Bloomberg vs. New York
“The Egyptian National Museum is safe, and cultural artifacts damaged by vandals who broke into the building during anti-government protests can be restored, the head of the country’s Supreme Council of Antiquities said,” Bloomberg reports:

Tourism police aided by protesters earlier apprehended nine men in connection with looting at the museum, Zahi Hawass, the council’s secretary general, said yesterday. Dozens of demonstrators had stood guard around the building, one of Cairo’s biggest tourist attractions, to protect it until troops arrived, he said.

“If you shut the lights in New York City for one hour, the people will rob everything in all the shops,” Hawass said in an interview at his office. “What’s happening is normal. Thankfully, all the damaged items can be restored.”

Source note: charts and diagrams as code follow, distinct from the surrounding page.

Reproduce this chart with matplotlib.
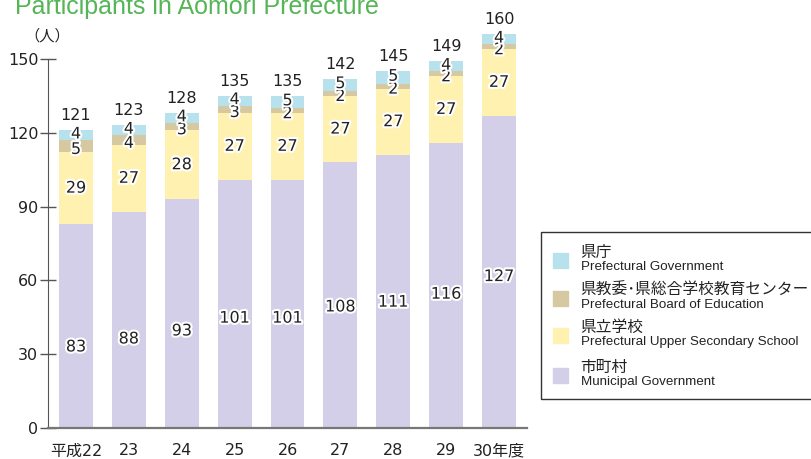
import numpy as np
import matplotlib.pyplot as plt
import matplotlib.patheffects as pe
from matplotlib.patches import Rectangle

plt.rcParams['font.family'] = ['DejaVu Sans', 'Noto Sans CJK JP']

###### data
years = ['平成22', '23', '24', '25', '26', '27', '28', '29', '30年度']
municipal = [83, 88, 93, 101, 101, 108, 111, 116, 127]
high_school = [29, 27, 28, 27, 27, 27, 27, 27, 27]
board = [5, 4, 3, 3, 2, 2, 2, 2, 2]
prefecture = [4, 4, 4, 4, 5, 5, 5, 4, 4]

legend_jp = ['県庁', '県教委･県総合学校教育センター', '県立学校', '市町村']
legend_en = ['Prefectural Government', 'Prefectural Board of Education',
             'Prefectural Upper Secondary School', 'Municipal Government']

c_pref = '#b8e1ee'
c_board = '#d6c9a1'
c_hs = '#fff1b0'
c_mun = '#d3cfe8'
jp = ['Noto Sans CJK JP', 'DejaVu Sans']


def label(ax, x, y, s):
    ax.text(x, y, s, ha='center', va='center', fontsize=11.5, color='#222222',
            path_effects=[pe.withStroke(linewidth=3, foreground='white')],
            clip_on=False, zorder=5)


def main():
    fig = plt.figure(figsize=(8.12, 4.59), dpi=100)
    ax = fig.add_axes([0.0591, 0.0675, 0.590, 0.804])

    x = np.arange(len(years))
    mun = np.array(municipal)
    hs = np.array(high_school)
    bd = np.array(board)
    pf = np.array(prefecture)
    w = 0.64

    ax.bar(x, mun, w, color=c_mun, clip_on=False)
    ax.bar(x, hs, w, bottom=mun, color=c_hs, clip_on=False)
    ax.bar(x, bd, w, bottom=mun + hs, color=c_board, clip_on=False)
    ax.bar(x, pf, w, bottom=mun + hs + bd, color=c_pref, clip_on=False)

    total = mun + hs + bd + pf
    for i in x:
        label(ax, i, 0.65 * mun[i] - 21, str(mun[i]))
        label(ax, i, mun[i] + hs[i] / 2, str(hs[i]))
        label(ax, i, mun[i] + hs[i] + (bd[i] - 2.5) * 0.5, str(bd[i]))
        label(ax, i, mun[i] + hs[i] + bd[i] + pf[i] / 2 + 0.5, str(pf[i]))
        ax.annotate(str(total[i]), (i, total[i]), xytext=(0, 5),
                    textcoords='offset points', ha='center', va='bottom',
                    fontsize=11.5, color='#222222', annotation_clip=False)

    ax.set_xlim(-0.53, 8.53)
    ax.set_ylim(0, 150)
    ax.set_yticks([0, 30, 60, 90, 120, 150])
    ax.set_xticks(x)
    ax.set_xticklabels(years, fontsize=11.5)
    ax.tick_params(axis='x', length=0, pad=11, colors='#222222')
    ax.tick_params(axis='y', direction='inout', length=12, width=1,
                   labelsize=11.5, pad=1, color='#555555', labelcolor='#222222')
    for s in ['top', 'right']:
        ax.spines[s].set_visible(False)
    ax.spines['left'].set_color('#555555')
    ax.spines['bottom'].set_color('#777777')
    ax.spines['bottom'].set_linewidth(1.6)

    fig.text(0.030, 0.922, '（人）', fontsize=11, color='#222222',
             ha='left', va='center', family=jp)
    fig.text(0.018, 1 - 14 / 459, 'Participants in Aomori Prefecture',
             fontsize=18, color='#55b557', ha='left', va='baseline',
             family='Liberation Sans')

    # legend box
    fig.patches.append(Rectangle((541 / 812, 1 - 399 / 459), 0.36, 167 / 459,
                                 transform=fig.transFigure, fill=False,
                                 edgecolor='#333333', lw=1))
    colors = [c_pref, c_board, c_hs, c_mun]
    jp_y = [252, 290, 327, 367]
    for k in range(4):
        yc = jp_y[k] + 8
        fig.patches.append(Rectangle((553 / 812, 1 - (yc + 7.5) / 459),
                                     15 / 812, 15 / 459,
                                     transform=fig.transFigure,
                                     color=colors[k]))
        fig.text(580 / 812, 1 - jp_y[k] / 459, legend_jp[k], fontsize=11.3,
                 color='#222222', ha='left', va='center', family=jp)
        fig.text(581 / 812, 1 - (jp_y[k] + 15) / 459, legend_en[k],
                 fontsize=9.6, color='#222222', ha='left', va='center',
                 family='Liberation Sans')

    fig.savefig('out.png', dpi=100)


if __name__ == "__main__":
    main()
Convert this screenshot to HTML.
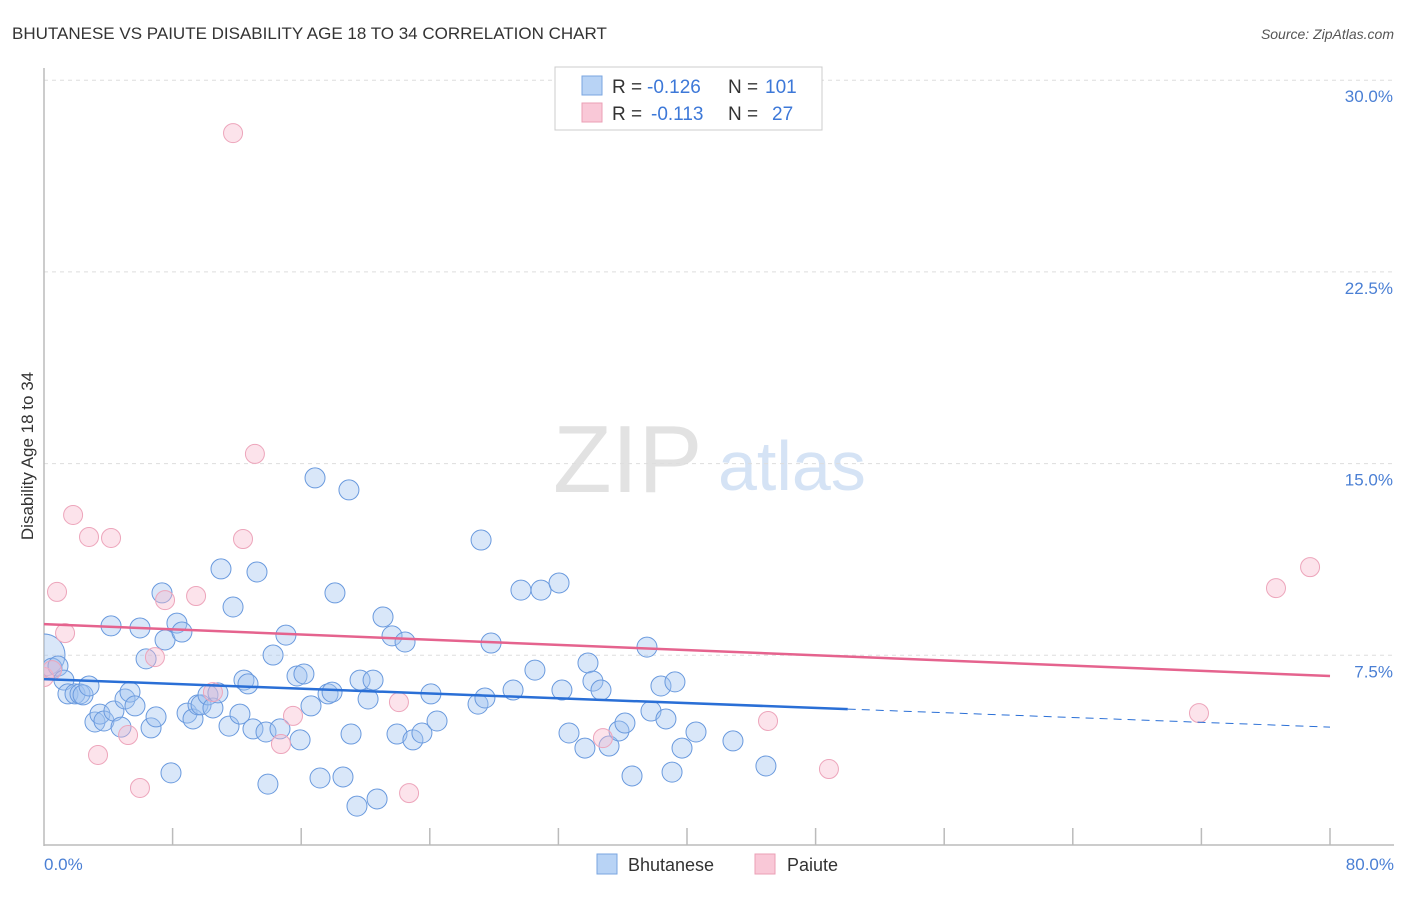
<!DOCTYPE html>
<html><head><meta charset="utf-8"><style>
body{margin:0;background:#fff;font-family:"Liberation Sans",sans-serif}
svg text{font-family:"Liberation Sans",sans-serif}
</style></head><body>
<svg id="chart" width="1406" height="892" viewBox="0 0 1406 892" xmlns="http://www.w3.org/2000/svg">
<defs><clipPath id="plotclip"><rect x="44" y="60" width="1360" height="785"/></clipPath></defs>
<text x="12" y="39" font-size="17" fill="#333">BHUTANESE VS PAIUTE DISABILITY AGE 18 TO 34 CORRELATION CHART</text>
<text x="1394" y="39" font-size="14" fill="#555" font-style="italic" text-anchor="end">Source: ZipAtlas.com</text>
<g>
<text x="553" y="492" font-size="96" fill="#e2e2e2" font-family="Liberation Serif,serif">ZIP</text>
<text x="718" y="490" font-size="70" fill="#d5e3f5">atlas</text>
</g>
<g id="grid"></g>
<line x1="44" y1="68" x2="44" y2="846" stroke="#bbb" stroke-width="1.5"/>
<line x1="44" y1="845" x2="1394" y2="845" stroke="#bbb" stroke-width="1.5"/>
<g id="xticks"></g>
<g id="yticks"></g>
<text x="44" y="870" font-size="17" fill="#4a7fd4">0.0%</text>
<text x="1394" y="870" font-size="17" fill="#4a7fd4" text-anchor="end">80.0%</text>
<text transform="translate(33,456) rotate(-90)" font-size="17" fill="#333" text-anchor="middle">Disability Age 18 to 34</text>
<g id="points" clip-path="url(#plotclip)"></g>
<g id="trends"></g>
<g>
<rect x="555" y="67" width="267" height="63" fill="#fff" stroke="#ccc"/>
<rect x="582" y="76" width="20" height="19" fill="#b8d3f5" stroke="#7aa6e0"/>
<rect x="582" y="103" width="20" height="19" fill="#f9c8d7" stroke="#eb9fb6"/>
<text x="612" y="93" font-size="19" fill="#333">R =</text>
<text x="647" y="93" font-size="19" fill="#3d78d8">-0.126</text>
<text x="728" y="93" font-size="19" fill="#333">N =</text>
<text x="765" y="93" font-size="19" fill="#3d78d8">101</text>
<text x="612" y="120" font-size="19" fill="#333">R =</text>
<text x="651" y="120" font-size="19" fill="#3d78d8">-0.113</text>
<text x="728" y="120" font-size="19" fill="#333">N =</text>
<text x="772" y="120" font-size="19" fill="#3d78d8">27</text>
</g>
<g>
<rect x="597" y="854" width="20" height="20" fill="#b8d3f5" stroke="#7aa6e0"/>
<text x="628" y="871" font-size="18" fill="#333">Bhutanese</text>
<rect x="755" y="854" width="20" height="20" fill="#f9c8d7" stroke="#eb9fb6"/>
<text x="787" y="871" font-size="18" fill="#333">Paiute</text>
</g>
</svg>
<script>
const yTicks=[7.5,15,22.5,30];
const yTickLabels=["7.5%","15.0%","22.5%","30.0%"];
const xTickVals=[8,16,24,32,40,48,56,64,72,80];
const bhutaneseX=[0,0.5,0.87,1.24,1.49,1.93,2.24,2.43,2.8,3.17,3.48,3.73,4.17,4.35,4.79,5.04,5.35,5.66,5.97,6.35,6.66,6.97,7.34,7.53,7.9,8.27,8.58,8.9,9.27,9.58,9.77,10.2,10.51,10.82,11.01,11.51,11.76,12.19,12.44,12.69,13.25,13.0,13.81,13.93,14.25,14.68,15.05,15.74,15.93,16.17,16.61,16.86,17.17,17.67,17.92,18.1,18.6,18.97,19.1,19.47,19.66,20.16,20.47,20.72,21.09,21.65,21.96,22.46,22.95,23.51,24.07,24.45,27.0,27.19,27.43,27.81,29.18,29.67,30.54,30.92,32.04,32.22,32.66,33.65,33.84,34.15,34.65,35.15,35.77,36.14,36.58,37.51,37.76,38.38,38.69,39.07,39.25,39.69,40.56,42.86,44.91];
const bhutaneseY=[7.51,7.0,7.08,6.53,5.99,5.99,5.99,5.95,6.3,4.89,5.2,4.93,8.65,5.32,4.69,5.79,6.06,5.52,8.57,7.36,4.66,5.09,9.94,8.1,2.9,8.76,8.41,5.24,5.01,5.56,5.56,5.95,5.44,6.03,10.88,4.73,9.39,5.2,6.53,6.38,10.76,4.62,4.5,2.46,7.51,4.62,8.29,6.69,4.19,6.77,5.52,14.44,2.7,5.99,6.06,9.94,2.74,13.97,4.42,1.6,6.53,5.79,6.53,1.88,9.0,8.26,4.42,8.02,4.19,4.46,5.99,4.93,5.59,12.01,5.83,7.98,6.14,10.05,6.92,10.05,10.33,6.14,4.46,3.87,7.2,6.49,6.14,3.95,4.54,4.85,2.78,7.82,5.32,6.3,5.01,2.93,6.46,3.87,4.5,4.15,3.17];
const paiuteX=[0,0.5,0.81,1.31,1.81,2.8,3.36,4.17,5.23,5.97,6.9,7.53,9.46,10.51,11.76,12.38,13.12,14.74,15.49,22.08,22.71,34.77,45.04,48.83,71.85,76.64,78.76];
const paiuteY=[6.65,6.92,9.98,8.37,12.99,12.13,3.6,12.09,4.38,2.31,7.43,9.66,9.82,6.06,27.93,12.05,15.38,4.03,5.13,5.67,2.11,4.26,4.93,3.05,5.24,10.13,10.95];
const blueTrend=[6.57,4.69];
const blueSolidEnd=50;
const pinkTrend=[8.72,6.69];
const NS="http://www.w3.org/2000/svg";
function sx(v){return 44+v*1286/80;}
function sy(v){return 847-v*191.7/7.5;}
function mk(tag,attrs,parent){const e=document.createElementNS(NS,tag);for(const k in attrs)e.setAttribute(k,attrs[k]);parent.appendChild(e);return e;}
const grid=document.getElementById('grid'),yt=document.getElementById('yticks'),xt=document.getElementById('xticks');
yTicks.forEach((v,i)=>{
 const l=mk('line',{x1:44,x2:1394,y1:sy(v),y2:sy(v),stroke:'#ddd','stroke-dasharray':'4,4'},grid);
 
 
 const t=mk('text',{x:1393,y:sy(v)+22,'font-size':17,fill:'#4a7fd4','text-anchor':'end'},yt);
 t.textContent=yTickLabels[i];
 
 
});
xTickVals.forEach(v=>{
 const l=mk('line',{x1:sx(v),x2:sx(v),y1:828,y2:845,stroke:'#bbb','stroke-width':1.5},xt);
 
 
});
const pts=document.getElementById('points');
bhutaneseX.forEach((x,i)=>{
 const c=mk('circle',{cx:sx(x),cy:sy(bhutaneseY[i]),r:i===0?21:10,fill:'rgba(160,196,240,0.4)',stroke:'#6a9ade','stroke-width':1},pts);
 
 
});
paiuteX.forEach((x,i)=>{
 const c=mk('circle',{cx:sx(x),cy:sy(paiuteY[i]),r:9.5,fill:'rgba(248,185,205,0.4)',stroke:'#eda5bb','stroke-width':1},pts);
 
 
});
const tr=document.getElementById('trends');
function ty(t,x){return t[0]+(t[1]-t[0])*x/80;}
let l1=mk('line',{x1:sx(0),y1:sy(ty(blueTrend,0)),x2:sx(blueSolidEnd),y2:sy(ty(blueTrend,blueSolidEnd)),stroke:'#2a6fd6','stroke-width':2.5},tr);


let l2=mk('line',{x1:sx(blueSolidEnd),y1:sy(ty(blueTrend,blueSolidEnd)),x2:sx(80),y2:sy(ty(blueTrend,80)),stroke:'#2a6fd6','stroke-width':1,'stroke-dasharray':'8,6'},tr);


let l3=mk('line',{x1:sx(0),y1:sy(pinkTrend[0]),x2:sx(80),y2:sy(pinkTrend[1]),stroke:'#e5638e','stroke-width':2.5},tr);


</script>
</body></html>
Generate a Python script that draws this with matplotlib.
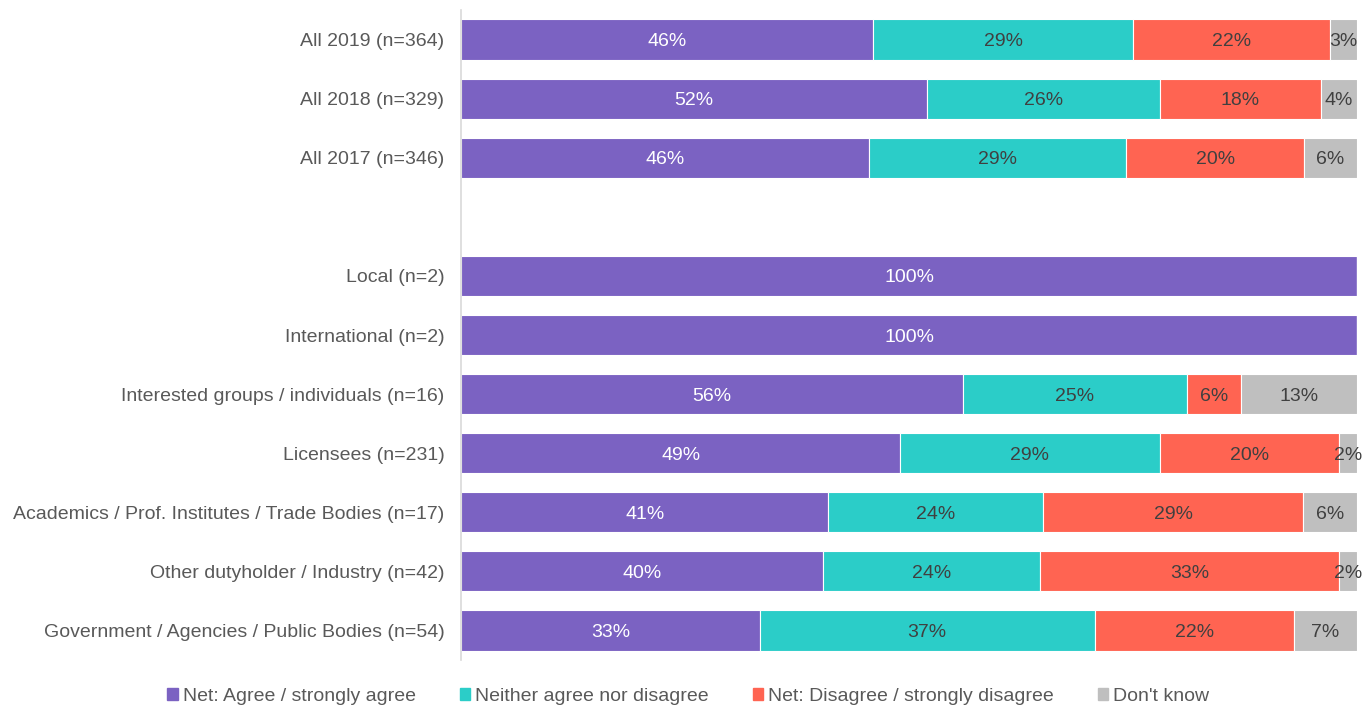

Actually, there was a major blackout in New York City in August 2003. Where we lived, on the Upper East Side of Manhattan, the lights were out for about 24 hours. The New York Times reported at the time that incidents of looting “remained light” and was “concentrated largely in central Brooklyn.”

Hawass’s put-down of New York goes uncorrected in the report, even though it is bunk–and you’d expect editors at Bloomberg, of all places, to recognize it as bunk.